## STATED PROBLEM
Restate each line word for word. Leave out every picture.

## COLLECTED MATERIAL

###

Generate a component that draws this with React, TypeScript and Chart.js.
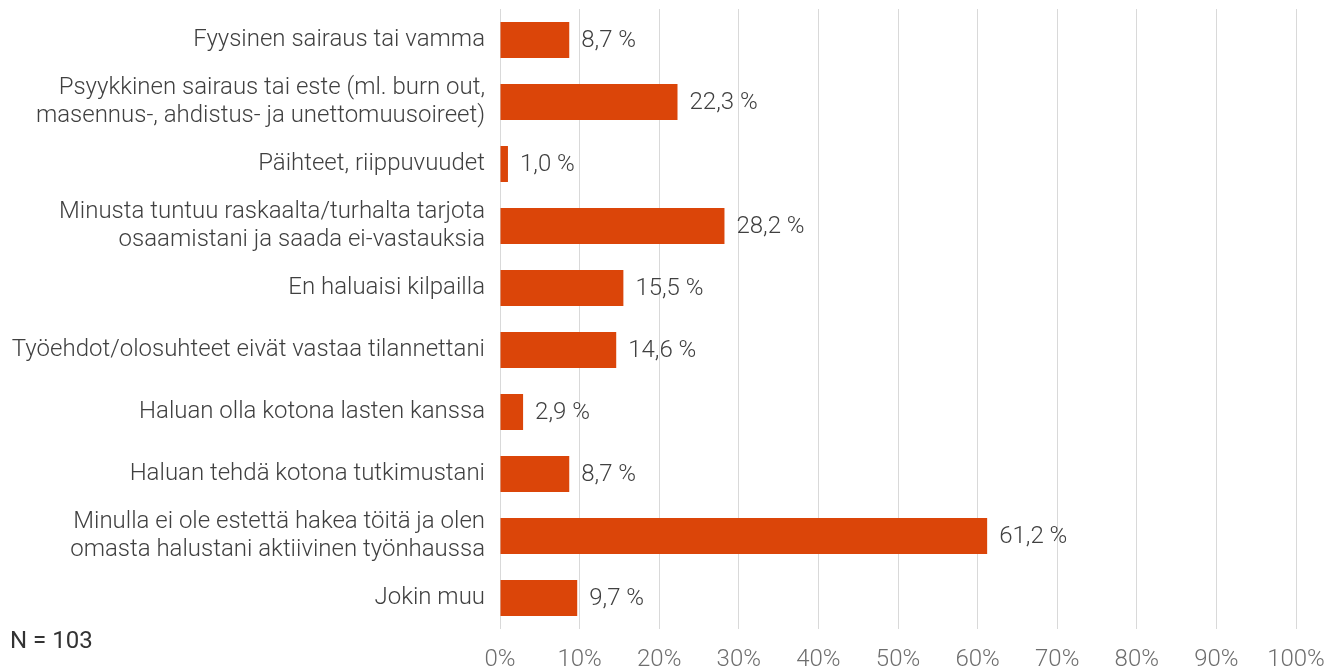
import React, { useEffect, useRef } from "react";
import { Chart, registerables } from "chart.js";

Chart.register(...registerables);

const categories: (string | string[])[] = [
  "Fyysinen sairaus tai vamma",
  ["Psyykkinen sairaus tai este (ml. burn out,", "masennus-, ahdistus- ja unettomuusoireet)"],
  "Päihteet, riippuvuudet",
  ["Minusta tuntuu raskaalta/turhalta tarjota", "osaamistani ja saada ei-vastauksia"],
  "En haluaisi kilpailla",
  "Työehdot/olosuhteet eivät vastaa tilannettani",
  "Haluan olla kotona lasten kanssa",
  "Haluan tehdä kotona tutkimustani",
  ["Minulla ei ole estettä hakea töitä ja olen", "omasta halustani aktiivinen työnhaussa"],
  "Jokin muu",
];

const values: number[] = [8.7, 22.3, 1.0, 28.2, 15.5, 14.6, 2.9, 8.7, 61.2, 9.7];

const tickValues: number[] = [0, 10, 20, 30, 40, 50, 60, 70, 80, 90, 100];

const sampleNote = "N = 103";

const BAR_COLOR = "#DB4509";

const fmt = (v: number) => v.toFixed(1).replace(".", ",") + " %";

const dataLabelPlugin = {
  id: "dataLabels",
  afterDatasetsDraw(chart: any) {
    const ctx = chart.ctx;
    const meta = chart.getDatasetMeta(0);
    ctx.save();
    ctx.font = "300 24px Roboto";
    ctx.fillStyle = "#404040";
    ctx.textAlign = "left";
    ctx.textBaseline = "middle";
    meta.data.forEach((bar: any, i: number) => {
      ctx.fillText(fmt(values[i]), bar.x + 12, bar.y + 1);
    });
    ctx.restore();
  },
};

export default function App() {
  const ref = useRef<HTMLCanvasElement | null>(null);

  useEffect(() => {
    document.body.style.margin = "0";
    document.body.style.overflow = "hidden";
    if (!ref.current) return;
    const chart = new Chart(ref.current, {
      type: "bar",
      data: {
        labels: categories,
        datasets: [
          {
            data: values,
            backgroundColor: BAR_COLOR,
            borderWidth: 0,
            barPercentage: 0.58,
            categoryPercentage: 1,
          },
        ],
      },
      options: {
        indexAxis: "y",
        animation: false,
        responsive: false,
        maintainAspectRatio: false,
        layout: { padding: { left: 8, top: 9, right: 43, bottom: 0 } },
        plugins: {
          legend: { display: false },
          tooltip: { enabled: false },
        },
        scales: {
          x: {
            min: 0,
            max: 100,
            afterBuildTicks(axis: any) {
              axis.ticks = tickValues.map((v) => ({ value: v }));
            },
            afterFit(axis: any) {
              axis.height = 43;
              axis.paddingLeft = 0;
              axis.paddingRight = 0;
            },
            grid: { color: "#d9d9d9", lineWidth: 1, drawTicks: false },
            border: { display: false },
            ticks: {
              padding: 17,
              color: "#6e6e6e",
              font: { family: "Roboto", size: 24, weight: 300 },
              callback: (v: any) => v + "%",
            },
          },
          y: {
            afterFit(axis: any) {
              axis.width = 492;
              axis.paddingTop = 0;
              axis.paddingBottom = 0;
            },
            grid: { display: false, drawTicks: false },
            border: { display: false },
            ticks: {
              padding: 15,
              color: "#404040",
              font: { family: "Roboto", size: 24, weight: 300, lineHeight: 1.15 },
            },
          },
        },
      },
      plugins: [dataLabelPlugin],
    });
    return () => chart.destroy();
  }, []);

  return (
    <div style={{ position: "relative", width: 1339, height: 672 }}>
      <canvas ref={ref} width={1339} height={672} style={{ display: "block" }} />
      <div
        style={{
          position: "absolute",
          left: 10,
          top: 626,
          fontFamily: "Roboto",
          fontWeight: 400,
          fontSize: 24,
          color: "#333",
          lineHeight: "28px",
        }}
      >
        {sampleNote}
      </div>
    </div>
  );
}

###

## SOLUTION TO THIS EXERCISE
Generate a component that draws this with React, TypeScript and Chart.js.
import React, { useEffect, useRef } from "react";
import { Chart, registerables } from "chart.js";

Chart.register(...registerables);

const categories: (string | string[])[] = [
  "Fyysinen sairaus tai vamma",
  ["Psyykkinen sairaus tai este (ml. burn out,", "masennus-, ahdistus- ja unettomuusoireet)"],
  "Päihteet, riippuvuudet",
  ["Minusta tuntuu raskaalta/turhalta tarjota", "osaamistani ja saada ei-vastauksia"],
  "En haluaisi kilpailla",
  "Työehdot/olosuhteet eivät vastaa tilannettani",
  "Haluan olla kotona lasten kanssa",
  "Haluan tehdä kotona tutkimustani",
  ["Minulla ei ole estettä hakea töitä ja olen", "omasta halustani aktiivinen työnhaussa"],
  "Jokin muu",
];

const values: number[] = [8.7, 22.3, 1.0, 28.2, 15.5, 14.6, 2.9, 8.7, 61.2, 9.7];

const tickValues: number[] = [0, 10, 20, 30, 40, 50, 60, 70, 80, 90, 100];

const sampleNote = "N = 103";

const BAR_COLOR = "#DB4509";

const fmt = (v: number) => v.toFixed(1).replace(".", ",") + " %";

const dataLabelPlugin = {
  id: "dataLabels",
  afterDatasetsDraw(chart: any) {
    const ctx = chart.ctx;
    const meta = chart.getDatasetMeta(0);
    ctx.save();
    ctx.font = "300 24px Roboto";
    ctx.fillStyle = "#404040";
    ctx.textAlign = "left";
    ctx.textBaseline = "middle";
    meta.data.forEach((bar: any, i: number) => {
      ctx.fillText(fmt(values[i]), bar.x + 12, bar.y + 1);
    });
    ctx.restore();
  },
};

export default function App() {
  const ref = useRef<HTMLCanvasElement | null>(null);

  useEffect(() => {
    document.body.style.margin = "0";
    document.body.style.overflow = "hidden";
    if (!ref.current) return;
    const chart = new Chart(ref.current, {
      type: "bar",
      data: {
        labels: categories,
        datasets: [
          {
            data: values,
            backgroundColor: BAR_COLOR,
            borderWidth: 0,
            barPercentage: 0.58,
            categoryPercentage: 1,
          },
        ],
      },
      options: {
        indexAxis: "y",
        animation: false,
        responsive: false,
        maintainAspectRatio: false,
        layout: { padding: { left: 8, top: 9, right: 43, bottom: 0 } },
        plugins: {
          legend: { display: false },
          tooltip: { enabled: false },
        },
        scales: {
          x: {
            min: 0,
            max: 100,
            afterBuildTicks(axis: any) {
              axis.ticks = tickValues.map((v) => ({ value: v }));
            },
            afterFit(axis: any) {
              axis.height = 43;
              axis.paddingLeft = 0;
              axis.paddingRight = 0;
            },
            grid: { color: "#d9d9d9", lineWidth: 1, drawTicks: false },
            border: { display: false },
            ticks: {
              padding: 17,
              color: "#6e6e6e",
              font: { family: "Roboto", size: 24, weight: 300 },
              callback: (v: any) => v + "%",
            },
          },
          y: {
            afterFit(axis: any) {
              axis.width = 492;
              axis.paddingTop = 0;
              axis.paddingBottom = 0;
            },
            grid: { display: false, drawTicks: false },
            border: { display: false },
            ticks: {
              padding: 15,
              color: "#404040",
              font: { family: "Roboto", size: 24, weight: 300, lineHeight: 1.15 },
            },
          },
        },
      },
      plugins: [dataLabelPlugin],
    });
    return () => chart.destroy();
  }, []);

  return (
    <div style={{ position: "relative", width: 1339, height: 672 }}>
      <canvas ref={ref} width={1339} height={672} style={{ display: "block" }} />
      <div
        style={{
          position: "absolute",
          left: 10,
          top: 626,
          fontFamily: "Roboto",
          fontWeight: 400,
          fontSize: 24,
          color: "#333",
          lineHeight: "28px",
        }}
      >
        {sampleNote}
      </div>
    </div>
  );
}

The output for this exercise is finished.